Italo Balbo and the 1933 transatlantic flying boats — Orbetello as Atlantic launchpad
From 1925 to 1937, the Orbetello lagoon was the Italian Air Force's principal seaplane base under Italo Balbo, fascist Italy's air minister and the era's most internationally famous aviator. The lagoon's flat, sheltered water was uniquely suited to launching heavy flying boats. Balbo led two mass-formation transatlantic crossings from Orbetello: the South Atlantic Crociera in 1930–31 (Orbetello to Rio de Janeiro, 12 Savoia-Marchetti S.55s) and the more celebrated Crociera Aerea del Decennale in 1933 (Orbetello to Chicago and back, 25 aircraft, lionized at the Chicago World's Fair, where 'Balbo Drive' is still named for him). The hangars and the Idroscalo control tower on the eastern edge of the lagoon are surviving Fascist-era aviation architecture. Honest framing: this is a complicated heritage. Balbo was a senior figure in Mussolini's regime; the flights were a propaganda showcase for fascist Italy as well as a genuine engineering achievement.

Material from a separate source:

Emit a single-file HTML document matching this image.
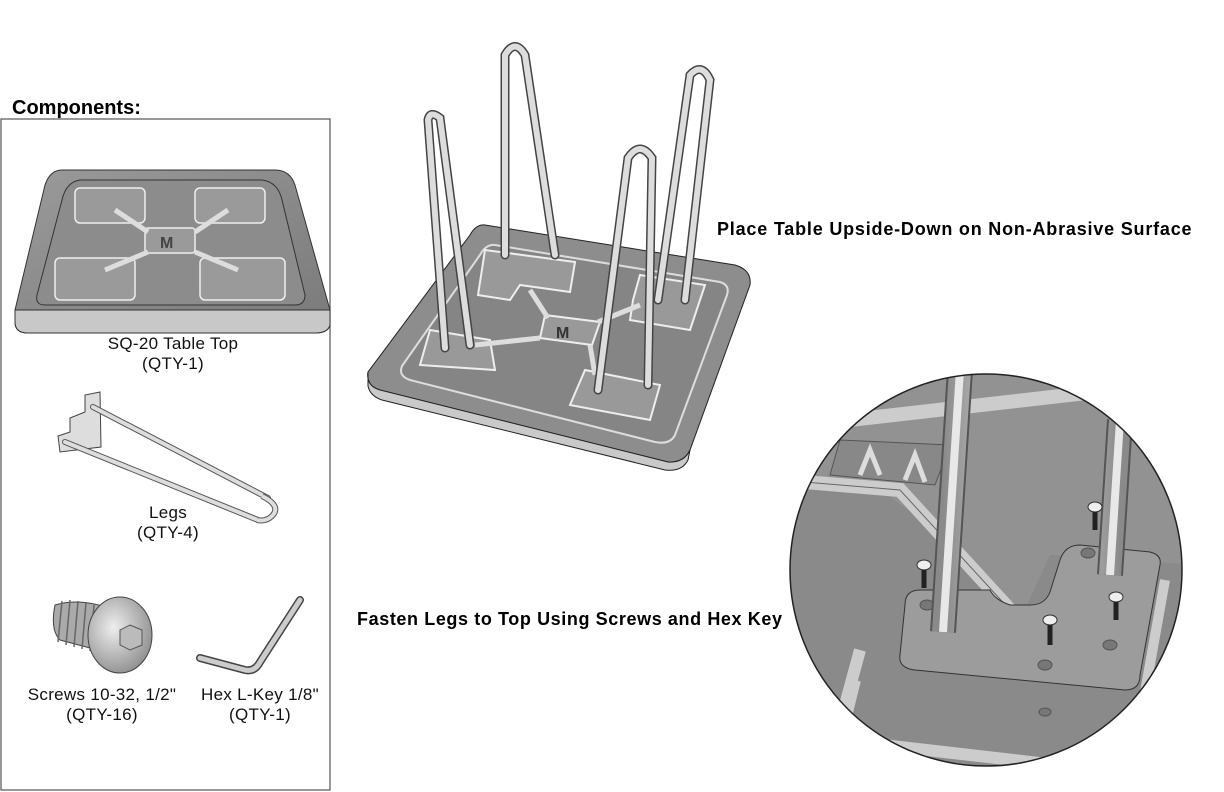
<!DOCTYPE html>
<html><head><meta charset="utf-8"><style>
html,body{margin:0;padding:0;background:#fff;}
body{width:1224px;height:792px;position:relative;overflow:hidden;font-family:"Liberation Sans",Arial,sans-serif;}
.t{position:absolute;font-size:17px;letter-spacing:0.3px;color:#111;text-align:center;line-height:20px;}
.b{position:absolute;font-weight:bold;font-size:18px;letter-spacing:0.8px;color:#000;white-space:nowrap;line-height:22px;}
</style></head><body>
<svg width="1224" height="792" style="position:absolute;left:0;top:0">
<defs>
<linearGradient id="g1" x1="0" y1="0" x2="1" y2="1"><stop offset="0" stop-color="#9a9a9a"/><stop offset="1" stop-color="#7a7a7a"/></linearGradient>
<linearGradient id="rod" x1="0" y1="0" x2="1" y2="0"><stop offset="0" stop-color="#8a8a8a"/><stop offset=".5" stop-color="#e6e6e6"/><stop offset="1" stop-color="#8a8a8a"/></linearGradient>
<radialGradient id="sc" cx=".4" cy=".4" r=".7"><stop offset="0" stop-color="#eee"/><stop offset="1" stop-color="#888"/></radialGradient>
<clipPath id="cc"><circle cx="986" cy="570" r="196"/></clipPath>
</defs>
<rect x="1" y="119" width="329" height="671" fill="none" stroke="#555" stroke-width="1.2"/>
<path d="M62,170 L275,170 Q290,170 295,185 L330,310 L330,325 Q328,333 315,333 L28,333 Q15,333 15,322 L15,310 L45,185 Q50,170 62,170Z" fill="url(#g1)" stroke="#333"/>
<path d="M15,310 L330,310 L330,325 Q328,333 315,333 L28,333 Q15,333 15,322Z" fill="#c8c8c8" stroke="#333"/>
<path d="M80,180 L262,180 Q278,182 282,200 L305,295 Q305,305 295,305 L45,305 Q35,305 37,295 L62,200 Q66,182 80,180Z" fill="#8c8c8c" stroke="#333"/>
<g fill="#9a9a9a" stroke="#eee" stroke-width="1.5">
<rect x="75" y="188" width="70" height="35" rx="5"/><rect x="195" y="188" width="70" height="35" rx="5"/>
<rect x="55" y="258" width="80" height="42" rx="5"/><rect x="200" y="258" width="85" height="42" rx="5"/>
<rect x="145" y="228" width="50" height="25" rx="3"/>
</g>
<path d="M115,210 L148,232 M228,210 L195,232 M105,270 L148,252 M238,270 L195,252" stroke="#ddd" stroke-width="5"/>
<text x="160" y="248" font-size="16" font-weight="bold" fill="#444" font-family="Liberation Sans">M</text>
<path d="M70,418 L85,412 L85,395 L100,392 L101,447 L60,452 L58,436 L70,432Z" fill="#ddd" stroke="#444"/>
<path d="M93,407 L268,498 M65,442 L258,520" stroke="#555" stroke-width="6" stroke-linecap="round"/>
<path d="M93,407 L268,498 M65,442 L258,520" stroke="#ddd" stroke-width="4" stroke-linecap="round"/>
<path d="M262,496 Q282,506 272,516 Q266,522 257,520" fill="none" stroke="#555" stroke-width="6"/>
<path d="M262,496 Q282,506 272,516 Q266,522 257,520" fill="none" stroke="#ddd" stroke-width="4"/>
<path d="M55,605 Q50,630 60,640 L105,652 L115,610 Q80,597 55,605Z" fill="#aaa" stroke="#444"/>
<g stroke="#666" stroke-width="1.5"><path d="M62,601 L58,642 M70,600 L66,645 M78,601 L74,647 M86,603 L82,649 M94,605 L90,651"/></g>
<ellipse cx="120" cy="635" rx="32" ry="38" fill="url(#sc)" stroke="#444"/>
<polygon points="130,625 142,630 142,645 130,650 120,645 120,630" fill="#bbb" stroke="#555"/>
<path d="M200,658 L245,670 Q255,672 260,662 L300,600" fill="none" stroke="#444" stroke-width="8" stroke-linecap="round"/>
<path d="M200,658 L245,670 Q255,672 260,662 L300,600" fill="none" stroke="#ccc" stroke-width="5" stroke-linecap="round"/>
<path d="M485,225 L735,265 Q752,270 750,285 L690,450 Q684,463 668,462 L380,390 Q366,386 368,372 L470,235 Q476,224 485,225Z" fill="#8d8d8d" stroke="#222"/>
<path d="M368,372 L368,386 Q370,396 382,400 L665,470 Q682,472 688,460 L690,450 Q684,463 668,462 L380,390 Q366,386 368,372Z" fill="#c9c9c9" stroke="#222"/>
<path d="M495,245 L720,282 Q730,285 727,295 L675,435 Q670,445 655,442 L410,380 Q398,376 402,366 L480,255 Q486,244 495,245Z" fill="#858585" stroke="#ddd" stroke-width="2"/>
<g fill="#999" stroke="#eee" stroke-width="2">
<path d="M485,250 L575,262 L570,292 L520,285 L510,300 L478,295Z"/>
<path d="M640,275 L705,285 L690,330 L630,320 L633,300Z"/>
<path d="M430,330 L490,340 L495,370 L420,365Z"/>
<path d="M585,370 L660,385 L650,420 L570,405Z"/>
<path d="M545,315 L600,322 L592,345 L540,338Z"/>
</g>
<path d="M530,290 L548,318 M640,305 L598,322 M475,345 L540,338 M595,375 L590,345" stroke="#ddd" stroke-width="5"/>
<text x="556" y="338" font-size="16" font-weight="bold" fill="#333">M</text>
<g fill="none" stroke="#444" stroke-width="9" stroke-linecap="round">
<path d="M445,348 L428,120 Q430,110 440,118 L470,345"/>
<path d="M505,255 L505,55 Q515,38 525,55 L555,255"/>
<path d="M658,300 L690,75 Q702,62 710,80 L685,300"/>
<path d="M598,390 L628,158 Q640,140 652,158 L648,385"/>
</g>
<g fill="none" stroke="#ddd" stroke-width="6" stroke-linecap="round">
<path d="M445,348 L428,120 Q430,110 440,118 L470,345"/>
<path d="M505,255 L505,55 Q515,38 525,55 L555,255"/>
<path d="M658,300 L690,75 Q702,62 710,80 L685,300"/>
<path d="M598,390 L628,158 Q640,140 652,158 L648,385"/>
</g>
<g clip-path="url(#cc)">
<rect x="780" y="370" width="420" height="410" fill="#929292"/>
<path d="M780,480 L880,490 L950,540 L1020,620 L1050,555 L1200,565 L1200,780 L780,780Z" fill="#8a8a8a"/>
<path d="M780,480 L900,490 L1010,610" fill="none" stroke="#ccc" stroke-width="14"/>
<path d="M780,480 L900,490 L1010,610" fill="none" stroke="#666" stroke-width="1"/>
<path d="M850,420 L1200,380" stroke="#ccc" stroke-width="14"/>
<path d="M840,440 L950,445 L935,485 L830,475Z" fill="#888" stroke="#555"/>
<path d="M860,475 L870,450 L880,475 M905,480 L915,455 L925,482" fill="none" stroke="#ddd" stroke-width="5"/>
<path d="M920,590 Q905,590 905,605 L900,655 Q898,668 915,670 L1125,690 Q1140,690 1140,675 L1160,565 Q1162,555 1150,552 L1080,545 Q1065,545 1060,560 L1050,592 Q1045,605 1030,605 L1010,605 Q995,600 990,590Z" fill="#9c9c9c" stroke="#333"/>
<path d="M855,680 L840,740 L1100,770 L1110,730" fill="none" stroke="#ccc" stroke-width="12"/>
<path d="M860,650 L830,760" stroke="#ccc" stroke-width="12"/>
<path d="M1165,580 L1140,720" stroke="#ccc" stroke-width="10"/>
<g fill="#777" stroke="#555"><ellipse cx="927" cy="605" rx="7" ry="5"/><ellipse cx="1045" cy="665" rx="7" ry="5"/><ellipse cx="1110" cy="645" rx="7" ry="5"/><ellipse cx="1088" cy="553" rx="7" ry="5"/><ellipse cx="1045" cy="712" rx="6" ry="4"/></g>
<path d="M960,370 L943,632 M1120,420 L1110,575" fill="none" stroke="#555" stroke-width="26"/>
<path d="M960,370 L943,632 M1120,420 L1110,575" fill="none" stroke="url(#rod)" stroke-width="22"/>
<path d="M960,370 L943,632 M1120,420 L1110,575" fill="none" stroke="#e8e8e8" stroke-width="8"/>
<g><g fill="#eee" stroke="#333"><ellipse cx="924" cy="565" rx="7" ry="5"/><ellipse cx="1095" cy="507" rx="7" ry="5"/><ellipse cx="1116" cy="597" rx="7" ry="5"/><ellipse cx="1050" cy="620" rx="7" ry="5"/></g>
<g stroke="#222" stroke-width="5"><path d="M924,570 L924,588 M1095,512 L1095,530 M1116,602 L1116,620 M1050,625 L1050,645"/></g></g>
</g>
<circle cx="986" cy="570" r="196" fill="none" stroke="#222" stroke-width="1.5"/>
</svg>
<div class="b" style="left:12px;top:97px;font-size:20px;letter-spacing:0">Components:</div>
<div class="t" style="left:63px;top:334px;width:220px">SQ-20 Table Top<br>(QTY-1)</div>
<div class="t" style="left:58px;top:503px;width:220px">Legs<br>(QTY-4)</div>
<div class="t" style="left:-8px;top:685px;width:220px">Screws 10-32, 1/2"<br>(QTY-16)</div>
<div class="t" style="left:150px;top:685px;width:220px">Hex L-Key 1/8"<br>(QTY-1)</div>
<div class="b" style="left:717px;top:218px">Place Table Upside-Down on Non-Abrasive Surface</div>
<div class="b" style="left:357px;top:608px;letter-spacing:0.6px">Fasten Legs to Top Using Screws and Hex Key</div>
</body></html>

The buildings stand; how to read them is up to the visitor.
Maremma — from malarial reclamation to Italy's quietest coast
Until the mid-20th century, the Maremma — the coastal Tuscan plain Orbetello sits in — was synonymous in Italian usage with malarial swamp, banditry, and rural poverty. The Etruscan-era lagoons and the Roman drainage works had silted up over the medieval centuries; by the 19th century the lowlands between Grosseto and the sea were largely depopulated, worked seasonally by butteri (Maremmana cowboys) who ran long-horned Maremmana cattle and wild horses across the marshes. Comprehensive bonifica (land reclamation) began under the Lorraine grand dukes of Tuscany in the 1820s, accelerated in the early 20th century, and was largely completed under Mussolini's regime in the 1930s — draining canals, planting the umbrella-pine windbreaks that now line Feniglia and Giannella, and finally eliminating endemic malaria after WWII with DDT spraying campaigns. The result is the Maremma you see today: agricultural plain, pine forests on the tomboli, the WWF and Uccellina reserves protecting what was deliberately not drained, and a rural quietness that still distinguishes this coast from the rest of Tuscany. The Morellino di Scansano wine zone — DOCG since 2007 — is itself a post-reclamation phenomenon, planted on land that wasn't farmable until the 20th century.